The impact of formalisation on firm productivity and revenue
Formal businesses are more productive than informal ones, but additional studies controlling for self-selection of more productive firms into formality would be helpful to further clarify the link between business registration reform, productivity and revenues.
- De Vries (2010), using a data set of 11,000 firms in Brazil, finds that formal small retailers are on average 65% more productive than their informal counterparts. De Vries suggests that this may be due to the benefits of access to formal credit, public goods such as legal contracts, the ability to advertise and the possibility of increasing the customer base by issuing tax receipts.

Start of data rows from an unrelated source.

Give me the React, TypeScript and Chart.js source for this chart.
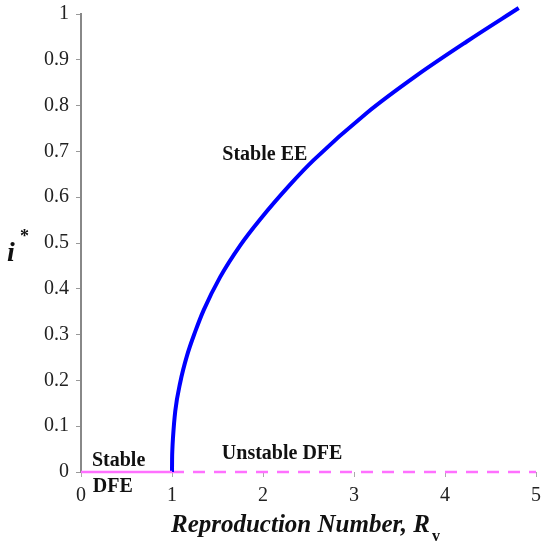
import React, { useEffect, useRef } from "react";
import { Chart, registerables } from "chart.js";

Chart.register(...registerables);

// Endemic equilibrium curve
const eeX = [1, 1.001, 1.004, 1.011, 1.036, 1.091, 1.165, 1.256, 1.347, 1.53, 1.75, 1.97, 2.3, 2.556, 3.14, 3.69, 4.24, 4.81];
const eeY = [0, 0.027, 0.049, 0.075, 0.133, 0.196, 0.254, 0.307, 0.353, 0.426, 0.495, 0.552, 0.628, 0.681, 0.784, 0.866, 0.94, 1.013];
// Disease-free equilibrium
const dfeStableX = [0, 1];
const dfeStableY = [0, 0];
const dfeUnstableX = [1, 5];
const dfeUnstableY = [0, 0];

const xMin = 0, xMax = 5, xStep = 1;
const yMin = 0, yMax = 1, yStep = 0.1;

const labels = [
  { text: "Stable EE", x: 2.02, y: 0.692, align: "center" },
  { text: "Unstable DFE", x: 2.21, y: 0.04, align: "center" },
  { text: "Stable", x: 0.12, y: 0.024, align: "left" },
  { text: "DFE", x: 0.13, y: -0.032, align: "left" },
];

const SERIF = "'Liberation Serif', 'DejaVu Serif', serif";

const toPts = (xs: number[], ys: number[]) => xs.map((x, i) => ({ x, y: ys[i] }));

const textPlugin = {
  id: "texts",
  afterDraw(chart: any) {
    const ctx = chart.ctx;
    const xs = chart.scales.x;
    const ys = chart.scales.y;
    const ca = chart.chartArea;
    ctx.save();
    ctx.fillStyle = "#111";
    ctx.textBaseline = "middle";
    ctx.font = `bold 20px ${SERIF}`;
    for (const l of labels) {
      ctx.textAlign = l.align;
      ctx.fillText(l.text, xs.getPixelForValue(l.x), ys.getPixelForValue(l.y));
    }
    // x title
    ctx.textBaseline = "alphabetic";
    const main = "Reproduction Number, R";
    ctx.font = `italic bold 25px ${SERIF}`;
    const w1 = ctx.measureText(main).width;
    ctx.font = `bold 16px ${SERIF}`;
    const w2 = ctx.measureText("v").width;
    const cx = (ca.left + ca.right) / 2 - 3;
    const start = cx - (w1 + w2 + 2) / 2;
    ctx.textAlign = "left";
    ctx.font = `italic bold 25px ${SERIF}`;
    ctx.fillText(main, start, 532);
    ctx.font = `bold 16px ${SERIF}`;
    ctx.fillText("v", start + w1 + 2, 541);
    // y title
    ctx.font = `italic bold 28px ${SERIF}`;
    ctx.textAlign = "left";
    ctx.fillText("i", 7, 261);
    ctx.font = `bold 18px ${SERIF}`;
    ctx.fillText("*", 20, 242);
    ctx.restore();
  },
};

export default function App() {
  const ref = useRef<HTMLCanvasElement>(null);
  useEffect(() => {
    document.body.style.margin = "0";
    const chart = new Chart(ref.current!, {
      type: "scatter",
      data: {
        datasets: [
          {
            data: toPts(dfeStableX, dfeStableY),
            showLine: true,
            borderColor: "#ff70ff",
            borderWidth: 2.5,
            pointRadius: 0,
            clip: false as any,
          },
          {
            data: toPts(eeX, eeY),
            showLine: true,
            borderColor: "#0000ff",
            borderWidth: 4,
            pointRadius: 0,
            cubicInterpolationMode: "monotone",
            clip: false as any,
          } as any,
          {
            data: toPts(dfeUnstableX, dfeUnstableY),
            showLine: true,
            borderColor: "#ff70ff",
            borderWidth: 2.5,
            borderDash: [12, 9],
            pointRadius: 0,
            clip: false as any,
          },
        ],
      },
      options: {
        animation: false,
        responsive: false,
        maintainAspectRatio: false,
        layout: { padding: { left: 0, top: 14, right: 6, bottom: 0 } },
        plugins: { legend: { display: false }, tooltip: { enabled: false } },
        scales: {
          x: {
            type: "linear",
            min: xMin,
            max: xMax,
            ticks: { stepSize: xStep, color: "#222", font: { family: SERIF, size: 20 }, padding: 7 },
            grid: { drawOnChartArea: false, drawTicks: true, tickLength: 5, color: "#aaa" },
            border: { display: false },
            afterFit: (s: any) => { s.height = 70; s.paddingRight = 0; s.paddingLeft = 0; },
          },
          y: {
            type: "linear",
            min: yMin,
            max: yMax,
            ticks: {
              stepSize: yStep,
              color: "#222",
              font: { family: SERIF, size: 20 },
              padding: 7,
              callback: (v: any) => String(Number(Number(v).toFixed(1))),
            },
            grid: { drawOnChartArea: false, drawTicks: true, tickLength: 5, color: "#999" },
            border: { display: true, color: "#888", width: 2 },
            afterFit: (s: any) => { s.width = 81; s.paddingTop = 0; s.paddingBottom = 0; },
          },
        },
      },
      plugins: [textPlugin],
    });
    return () => chart.destroy();
  }, []);
  return (
    <div style={{ width: 542, height: 542 }}>
      <canvas ref={ref} width={542} height={542} style={{ display: "block" }} />
    </div>
  );
}
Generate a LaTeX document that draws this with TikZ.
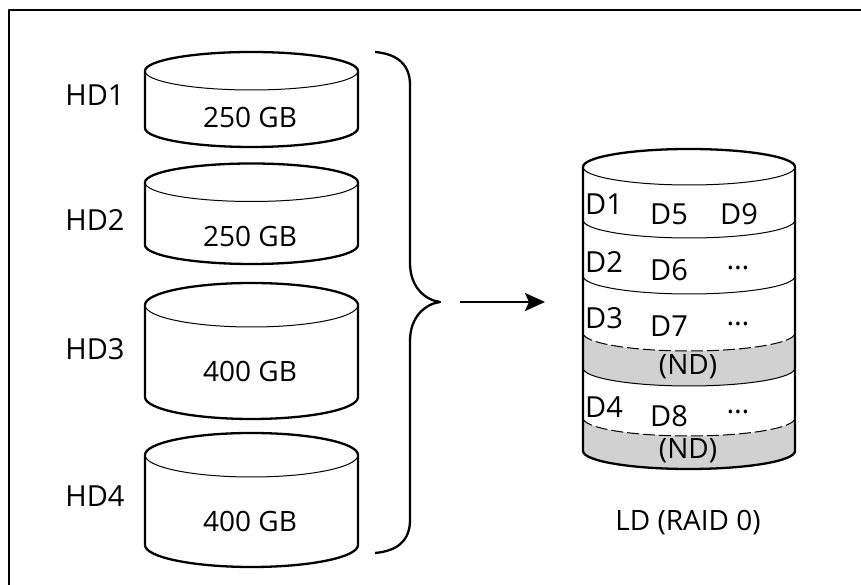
\documentclass[tikz,border=0pt]{standalone}
\usepackage{fontspec}
\setmainfont{Open Sans}
\usetikzlibrary{arrows.meta}
\newcommand{\diskcyl}[5]{%
  \draw[thickline, fill=white] (#1-#4,#2) arc[start angle=180,end angle=0,x radius=#4,y radius=#5] -- (#1+#4,#3) arc[start angle=0,end angle=-180,x radius=#4,y radius=#5] -- cycle;
  \draw[thinline] (#1-#4,#2) arc[start angle=180,end angle=360,x radius=#4,y radius=#5];
}
\begin{document}
\begin{tikzpicture}[x=1pt,y=1pt, line join=round,
  thinline/.style={line width=1pt},
  thickline/.style={line width=2.3pt},
  hdl/.style={inner sep=0pt, font=\fontsize{29}{32}\selectfont},
  caplbl/.style={inner sep=0pt, font=\fontsize{28}{30}\selectfont},
  dlbl/.style={inner sep=0pt, font=\fontsize{29}{32}\selectfont},
  band/.style={fill=black!18},
  dashline/.style={line width=1pt, dash pattern=on 12pt off 4pt}]
\useasboundingbox (0,0) rectangle (861,585);
% frame
\draw[line width=2.5pt] (9,0) -- (9,575) -- (861,575);
% left disks
\diskcyl{251.5}{514}{457}{106.5}{19}
\diskcyl{251.5}{402.5}{340}{106.5}{19}
\diskcyl{251.5}{280}{188}{106.5}{22}
\diskcyl{251.5}{130}{40}{106.5}{22}
\node[hdl] (hd1) at (95,490) {HD1};
\node[hdl] (hd2) at (95,365) {HD2};
\node[hdl] (hd3) at (95,236) {HD3};
\node[hdl] (hd4) at (95,89) {HD4};
\node[caplbl] (c1) at (250,468) {250 GB};
\node[caplbl] (c2) at (250,349) {250 GB};
\node[caplbl] (c3) at (250,214) {400 GB};
\node[caplbl] (c4) at (250,64) {400 GB};
% brace
\draw[thickline] (375,533) .. controls (398,531) and (410,520) .. (410,500) -- (410,322) .. controls (410,298) and (425,285) .. (440,283) .. controls (425,281) and (410,268) .. (410,244) -- (410,65) .. controls (410,45) and (398,34) .. (375,32);
% arrow
\coordinate (arrS) at (460,283);
\coordinate (arrE) at (545,283);
\draw[thickline, -{Stealth[length=20pt,width=18pt,inset=4pt]}] (arrS) -- (arrE);
% right logical disk
\def\cx{689}\def\rx{106}\def\ry{18}
\fill[white] (\cx-\rx,418) arc[start angle=180,end angle=0,x radius=\rx,y radius=\ry] -- (\cx+\rx,134) arc[start angle=0,end angle=-180,x radius=\rx,y radius=\ry] -- cycle;
\fill[band] (\cx-\rx,252) arc[start angle=180,end angle=360,x radius=\rx,y radius=\ry] -- (\cx+\rx,217) arc[start angle=0,end angle=-180,x radius=\rx,y radius=\ry] -- cycle;
\fill[band] (\cx-\rx,167) arc[start angle=180,end angle=360,x radius=\rx,y radius=\ry] -- (\cx+\rx,134) arc[start angle=0,end angle=-180,x radius=\rx,y radius=\ry] -- cycle;
\draw[thinline] (\cx-\rx,418) arc[start angle=180,end angle=360,x radius=\rx,y radius=\ry];
\draw[thinline] (\cx-\rx,365) arc[start angle=180,end angle=360,x radius=\rx,y radius=\ry];
\draw[thinline] (\cx-\rx,309) arc[start angle=180,end angle=360,x radius=\rx,y radius=\ry];
\draw[dashline] (\cx-\rx,252) arc[start angle=180,end angle=360,x radius=\rx,y radius=\ry];
\draw[thinline] (\cx-\rx,217) arc[start angle=180,end angle=360,x radius=\rx,y radius=\ry];
\draw[dashline] (\cx-\rx,167) arc[start angle=180,end angle=360,x radius=\rx,y radius=\ry];
\draw[thickline] (\cx-\rx,418) arc[start angle=180,end angle=0,x radius=\rx,y radius=\ry] -- (\cx+\rx,134) arc[start angle=0,end angle=-180,x radius=\rx,y radius=\ry] -- cycle;
\node[dlbl] (d1) at (604,381) {D1};
\node[dlbl] (d5) at (669,371) {D5};
\node[dlbl] (d9) at (739,371) {D9};
\node[dlbl] (d2) at (604,323) {D2};
\node[dlbl] (d6) at (669,315) {D6};
\node[dlbl] (e2) at (738,317) {…};
\node[dlbl] (d3) at (604,267) {D3};
\node[dlbl] (d7) at (669,259) {D7};
\node[dlbl] (e3) at (738,261) {…};
\node[caplbl] (nd1) at (688,218) {(ND)};
\node[dlbl] (d4) at (604,178) {D4};
\node[dlbl] (d8) at (669,169) {D8};
\node[dlbl] (e4) at (738,173) {…};
\node[caplbl] (nd2) at (688,134) {(ND)};
\node[caplbl] (ld) at (688,62) {LD (RAID 0)};
\end{tikzpicture}
\end{document}
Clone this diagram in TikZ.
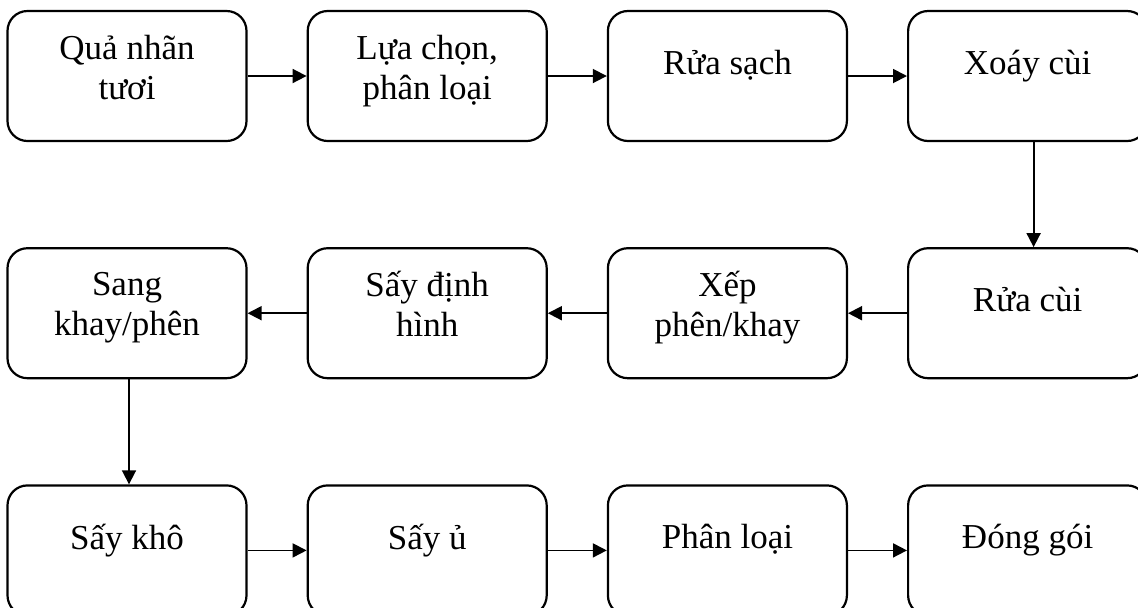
\documentclass[tikz,border=0pt]{standalone}
\usepackage{fontspec}
\setmainfont{Liberation Serif}
\usetikzlibrary{positioning,arrows.meta}
\tikzset{
    stepbox/.style={rectangle,draw=black,line width=1.1pt,rounded corners=10pt,
        minimum width=119.5pt,minimum height=65pt,inner sep=0,align=center,
        font=\fontsize{17.5}{20}\selectfont,text depth=14pt},
    twoline/.style={text depth=9pt},
    flow/.style={-{Triangle[length=7pt,width=7pt]},line width=0.9pt}
}
\begin{document}
\begin{tikzpicture}[node distance=52.5pt and 29.5pt]
    \useasboundingbox (0,0) rectangle (569pt,-303.5pt);
    \node[stepbox,twoline] (quanhan) at (63.5pt,-38pt) {Quả nhãn\\tươi};
    \node[stepbox,twoline,right=of quanhan] (luachon) {Lựa chọn,\\phân loại};
    \node[stepbox,right=of luachon] (ruasach) {Rửa sạch};
    \node[stepbox,right=of ruasach] (xoaycui) {Xoáy cùi};
    \node[stepbox,below=of xoaycui] (ruacui) {Rửa cùi};
    \node[stepbox,twoline,left=of ruacui] (xepphen) {Xếp\\phên/khay};
    \node[stepbox,twoline,left=of xepphen] (saydinh) {Sấy định\\hình};
    \node[stepbox,twoline,left=of saydinh] (sangkhay) {Sang\\khay/phên};
    \node[stepbox,below=of sangkhay] (saykho) {Sấy khô};
    \node[stepbox,right=of saykho] (sayu) {Sấy ủ};
    \node[stepbox,right=of sayu] (phanloai) {Phân loại};
    \node[stepbox,right=of phanloai] (donggoi) {Đóng gói};
    \foreach \from/\to in {quanhan/luachon,luachon/ruasach,ruasach/xoaycui,
        ruacui/xepphen,xepphen/saydinh,saydinh/sangkhay,
        saykho/sayu,sayu/phanloai,phanloai/donggoi}
        \draw[flow] (\from) -- (\to);
    \draw[flow] ([xshift=3pt]xoaycui.south) -- ([xshift=3pt]ruacui.north);
    \draw[flow] ([xshift=1pt]sangkhay.south) -- ([xshift=1pt]saykho.north);
\end{tikzpicture}
\end{document}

- Similarly, a survey of 1,200 formal and informal firms in Ecuador finds that formal firms tend to be more profitable and have higher output per worker, after controlling for various firm, owner and location characteristics (Medvedev and Oviedo, 2015).
- While not focused on formalisation as such, Haltiwanger and Scarpettam (2004) find that new firms which survive tend to grow quickly and increase their profitability, based on census data from 24 countries.
One study investigates the link between business registration and revenue growth in more detail, suggesting that at least in some cases, higher profits can be attributed to formalisation.
- A randomised controlled trial by de Mel, McKenzie and Woodruff (2012) finds that the formalisation of small firms in Sri Lanka is associated with an increase in monthly profits. However, this increase can be attributed to the significant growth of only a few firms, as a result of changing business operations. Qualitative interviews indicate that these were driven by firms’ new formal status, which allowed them, among others, to obtain loans, official licenses and expand their facility.
The impact of firm start-up and formalisation on aggregate productivity and revenues
Lowering entry restrictions, such as high costs to register a business or obtain licences, clearly appears to contribute to higher aggregate productivity, as new firms are encouraged to formalise and create a more competitive market overall.
- A study by Chari (2011) empirically tests this using firm-level data following licence reform in India in 1985. The reform significantly relaxed entry and size constraints for certain manufacturing industries. The result was aggregate productivity growth of 22% in the manufacturing sector, of which 75% could be attributed to the relaxation of entry restraints.
- Conversely, a cross-country study of European firms by Klapper, Laeven and Rajan (2006) finds that, even in naturally high-growth industries, higher market entry regulations are associated with slower productivity growth in incumbent firms.
- One of the reasons for this slow growth may be that, in less-competitive environments, firms have weaker incentives to invest in new technologies. A study by Nicoletti and Scarpetta (2003) estimates that, in a sample of OECD countries, entry liberalisation has a positive impact on productivity due to uptake of new technologies.
The link between business entry regulations and revenues is complex, as more competitive market entrants are likely to earn more, while incumbent businesses may lose out.
- Bruhn (2008) studies the effect of one-stop business registration processes in Mexico and finds the revenue of incumbent business owners decreased by roughly 3% as a result of increased competition from new entrants.
A more productive economy is, however, beneficial for all in the long run. Rising productivity increases output per worker, raises incomes, and stimulates demand. The result is a sustained increase in equilibrium income and overall standard of living.